P. S.--While you live, mind in your prayers Zion, and those you may leave behind you.

A POEM,

TO THE MEMORY OF THE LATE

REV. MR. RALPH ERSKINE

Plangito, Melpomene! ARESKINI funera, clarum
Cujus ab RADOLPHO sidere nomen habes.
Scotia mæsta dole: ARESKINO nemo superstes!—
Scote! is Britannicis contigit altus honos.

Eja tamen gaude!

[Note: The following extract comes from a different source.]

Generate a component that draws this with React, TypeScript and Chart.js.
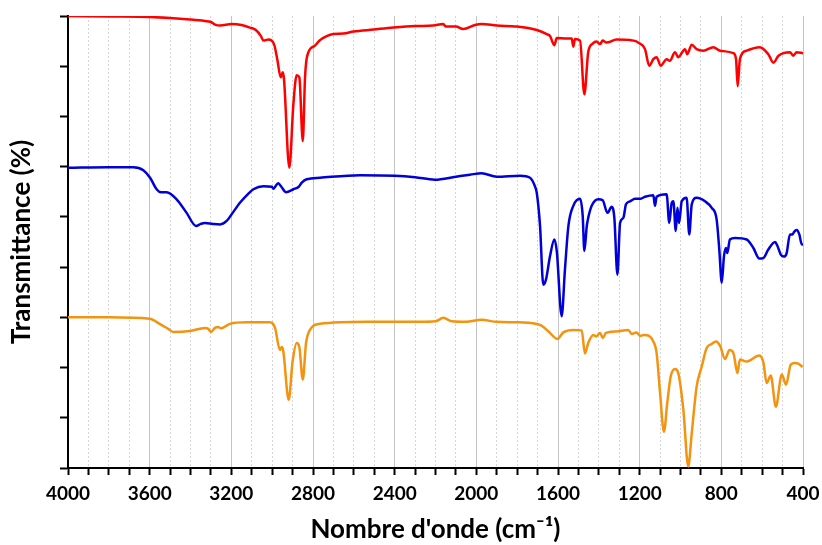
import React, { useEffect, useRef } from "react";
import { Chart, registerables } from "chart.js";

Chart.register(...registerables);

const redWn = [4000, 3800, 3600, 3500, 3402, 3330, 3300, 3280, 3255, 3198, 3150, 3109, 3080, 3055, 3043, 3019, 2991, 2975, 2958, 2948, 2942, 2916, 2896, 2880, 2867, 2850, 2839, 2828, 2790, 2766, 2733, 2700, 2651, 2602, 2504, 2406, 2300, 2211, 2162, 2150, 2100, 2064, 2007, 1974, 1900, 1802, 1704, 1655, 1639, 1618, 1606, 1557, 1533, 1525, 1517, 1492, 1471, 1452, 1430, 1411, 1394, 1381, 1362, 1313, 1247, 1220, 1207, 1174, 1153, 1133, 1117, 1097, 1068, 1052, 1027, 1011, 978, 967, 945, 921, 888, 839, 806, 741, 728, 720, 709, 676, 611, 570, 545, 520, 464, 448, 431, 400];
const redT = [9.0, 8.99, 8.98, 8.96, 8.93, 8.9, 8.88, 8.83, 8.81, 8.84, 8.82, 8.77, 8.72, 8.6, 8.51, 8.53, 8.44, 8.14, 7.78, 7.88, 7.74, 5.98, 7.25, 7.82, 7.78, 6.51, 7.78, 8.21, 8.41, 8.52, 8.6, 8.64, 8.65, 8.69, 8.73, 8.77, 8.8, 8.81, 8.84, 8.79, 8.79, 8.74, 8.82, 8.84, 8.81, 8.79, 8.72, 8.64, 8.6, 8.42, 8.56, 8.55, 8.55, 8.39, 8.54, 8.51, 7.44, 8.28, 8.45, 8.49, 8.44, 8.51, 8.47, 8.53, 8.52, 8.5, 8.47, 8.34, 8.01, 8.14, 8.18, 8.01, 8.14, 8.11, 8.28, 8.18, 8.34, 8.24, 8.43, 8.34, 8.31, 8.38, 8.31, 8.26, 8.14, 7.6, 8.14, 8.31, 8.38, 8.24, 8.07, 8.21, 8.28, 8.21, 8.28, 8.26];

const blueWn = [4000, 3800, 3680, 3631, 3598, 3566, 3545, 3517, 3468, 3419, 3373, 3350, 3329, 3290, 3255, 3223, 3190, 3158, 3120, 3092, 3043, 3002, 2994, 2982, 2970, 2955, 2932, 2896, 2870, 2855, 2831, 2766, 2570, 2400, 2300, 2203, 2100, 2031, 1974, 1900, 1786, 1737, 1713, 1704, 1688, 1672, 1659, 1639, 1618, 1606, 1582, 1566, 1549, 1525, 1492, 1479, 1471, 1459, 1452, 1435, 1402, 1381, 1358, 1337, 1324, 1309, 1296, 1280, 1267, 1247, 1223, 1198, 1174, 1133, 1125, 1117, 1068, 1055, 1043, 1035, 1023, 1015, 1007, 994, 970, 957, 945, 921, 880, 847, 823, 810, 798, 787, 777, 771, 758, 733, 676, 643, 614, 594, 570, 537, 526, 509, 493, 480, 464, 451, 444, 431, 418, 406, 400];
const blueT = [5.98, 5.99, 5.99, 5.93, 5.78, 5.55, 5.49, 5.49, 5.35, 5.08, 4.82, 4.86, 4.88, 4.86, 4.85, 4.92, 5.1, 5.28, 5.45, 5.55, 5.61, 5.6, 5.56, 5.62, 5.67, 5.6, 5.49, 5.55, 5.6, 5.68, 5.75, 5.78, 5.83, 5.82, 5.79, 5.74, 5.8, 5.84, 5.87, 5.8, 5.82, 5.78, 5.61, 5.48, 4.82, 3.65, 3.75, 4.22, 4.55, 4.32, 3.02, 3.95, 4.82, 5.22, 5.36, 5.02, 4.32, 4.82, 4.98, 5.22, 5.35, 5.33, 5.08, 5.2, 4.98, 3.85, 4.88, 4.98, 5.25, 5.31, 5.36, 5.36, 5.4, 5.43, 5.22, 5.4, 5.45, 4.88, 5.28, 5.31, 4.72, 5.18, 4.88, 5.31, 5.38, 4.65, 5.25, 5.38, 5.31, 5.18, 4.95, 4.35, 3.69, 4.22, 4.38, 4.28, 4.55, 4.58, 4.55, 4.38, 4.17, 4.18, 4.35, 4.5, 4.43, 4.25, 4.21, 4.28, 4.65, 4.65, 4.7, 4.74, 4.65, 4.45, 4.45];

const orangeWn = [4000, 3800, 3600, 3551, 3509, 3484, 3402, 3329, 3313, 3300, 3280, 3264, 3251, 3207, 3125, 3011, 2986, 2962, 2953, 2946, 2919, 2900, 2880, 2867, 2850, 2834, 2815, 2766, 2537, 2276, 2200, 2162, 2120, 2050, 1974, 1900, 1786, 1688, 1647, 1603, 1574, 1525, 1484, 1468, 1452, 1427, 1414, 1394, 1381, 1365, 1313, 1256, 1239, 1215, 1198, 1179, 1133, 1117, 1100, 1081, 1065, 1048, 1027, 1011, 986, 962, 945, 921, 896, 872, 847, 826, 806, 782, 760, 741, 721, 709, 676, 614, 594, 578, 558, 533, 504, 483, 460, 439, 423, 402];
const orangeT = [3.0, 3.0, 2.97, 2.87, 2.77, 2.71, 2.73, 2.79, 2.77, 2.71, 2.79, 2.81, 2.78, 2.87, 2.9, 2.9, 2.79, 2.35, 2.41, 2.34, 1.36, 2.12, 2.49, 2.41, 1.76, 2.49, 2.75, 2.87, 2.91, 2.91, 2.92, 2.99, 2.92, 2.91, 2.95, 2.91, 2.9, 2.85, 2.72, 2.57, 2.7, 2.75, 2.74, 2.28, 2.49, 2.65, 2.62, 2.69, 2.59, 2.69, 2.72, 2.75, 2.67, 2.7, 2.63, 2.65, 2.52, 2.29, 1.49, 0.72, 1.29, 1.82, 1.97, 1.89, 1.16, 0.03, 0.69, 1.62, 2.02, 2.39, 2.47, 2.52, 2.43, 2.17, 2.35, 2.29, 1.89, 2.16, 2.12, 2.24, 2.1, 1.69, 1.84, 1.22, 1.86, 1.66, 2.06, 2.09, 2.08, 2.01];

const xMin = 400;
const xMax = 4000;
const xStep = 100;
const xLabelStep = 400;
const yMin = 0;
const yMax = 9;

const xTitle = "Nombre d'onde (cm\u207B\u00B9)";
const yTitle = "Transmittance (%)";

function toPoints(wn: number[], t: number[]) {
  return wn.map((w, i) => ({ x: w, y: t[i] }));
}

const FONT = "Lato, 'Open Sans', sans-serif";

export default function App() {
  const ref = useRef<HTMLCanvasElement | null>(null);

  useEffect(() => {
    if (!ref.current) return;
    const isMajor = (ctx: any) =>
      ctx && ctx.tick && Math.round(ctx.tick.value) % xLabelStep === 0;
    const line = (wn: number[], t: number[], color: string) => ({
      data: toPoints(wn, t),
      borderColor: color,
      backgroundColor: color,
      borderWidth: 2.5,
      pointRadius: 0,
      cubicInterpolationMode: "monotone" as const,
      fill: false,
    });
    const chart = new Chart(ref.current, {
      type: "line",
      data: {
        datasets: [
          line(redWn, redT, "#FF0000"),
          line(blueWn, blueT, "#0000D8"),
          line(orangeWn, orangeT, "#F39411"),
        ],
      },
      options: {
        animation: false,
        responsive: true,
        maintainAspectRatio: false,
        layout: { padding: { top: 16, right: 19, bottom: 0, left: 0 } },
        plugins: { legend: { display: false }, tooltip: { enabled: false } },
        scales: {
          x: {
            type: "linear",
            reverse: true,
            min: xMin,
            max: xMax,
            afterFit: (s: any) => {
              s.height = 77;
              s.paddingRight = 0;
              s.paddingLeft = 0;
            },
            ticks: {
              stepSize: xStep,
              autoSkip: false,
              maxRotation: 0,
              minRotation: 0,
              padding: 7,
              color: "#000",
              font: { family: FONT, size: 19, weight: "bold" },
              callback: (v: any) =>
                Math.round(Number(v)) % xLabelStep === 0 ? String(v) : "",
            },
            grid: {
              display: true,
              drawOnChartArea: true,
              drawTicks: true,
              tickLength: 7,
              tickWidth: 2,
              tickColor: "#000",
              lineWidth: 1,
              color: (ctx: any) => (isMajor(ctx) ? "#c4c4c4" : "#d6d6d6"),
              borderDash: (ctx: any) => (isMajor(ctx) ? [] : [2, 2]),
            } as any,
            border: {
              display: true,
              color: "#000",
              width: 2,
              dash: (ctx: any) => (isMajor(ctx) ? [] : [2, 2]),
            } as any,
            title: {
              display: true,
              text: xTitle,
              color: "#000",
              font: { family: FONT, size: 26, weight: "bold" },
              padding: { top: 0, bottom: 0 },
            },
          },
          y: {
            type: "linear",
            min: yMin,
            max: yMax,
            afterFit: (s: any) => {
              s.width = 68;
            },
            ticks: {
              stepSize: 1,
              callback: () => "",
            },
            grid: {
              display: true,
              drawOnChartArea: false,
              drawTicks: true,
              tickLength: 8,
              tickWidth: 2,
              tickColor: "#000",
            },
            border: { display: true, color: "#000", width: 2 },
            title: {
              display: true,
              text: yTitle,
              color: "#000",
              font: { family: FONT, size: 26, weight: "bold" },
              padding: { top: 6, bottom: 0 },
            },
          },
        },
      },
    });
    return () => chart.destroy();
  }, []);

  return (
    <div
      style={{
        position: "fixed",
        left: 0,
        top: 0,
        width: 822,
        height: 545,
        background: "#fff",
      }}
    >
      <canvas ref={ref} />
    </div>
  );
}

ARESKINUS carmine vivit;
Operibus RADOLPHO fama perennis erit.
Interea, ARESKINI! animæ pars altera nostræ,
Te Caledonum flens Elegia gemit.

LONG did the muse * impatient wait to see
Some lofty poet describe his pedigree:
Waiting in vain some able pen to scan
The matchless virtues of this peerless man,
Presum'd at last some rude portrait to draw
Of him who once could paint without a flaw.
Such boldness, sure, does much indulgence claim,
Since lofty flowers should decorate his name,
And brilliant strokes aloud extol his fame.

SCOTIA! what ground hast thou to drop a tear?
Thou hast not lost a small, but first-rate seer!
A seer whose eyes could view celestial bliss,
And search the wonders in that vast abyss.
ERSKINE! whose fame to distant climes is known ;
Christ's real friend, and Truth's bold champion.
His works divine to future ages shall

Speak forth his real excellence to all,
And sound the praises of Immanuel.

O Scottish Church! how much mayst thou regret
Thy faithful pastor and watchman complete!

Whose mind could search heaven's mysteries most profound,
Investigate her truths to all around.

* This Elegiac Poem was not composed till the year 1765, being about thirteen years after Mr Erskine's death.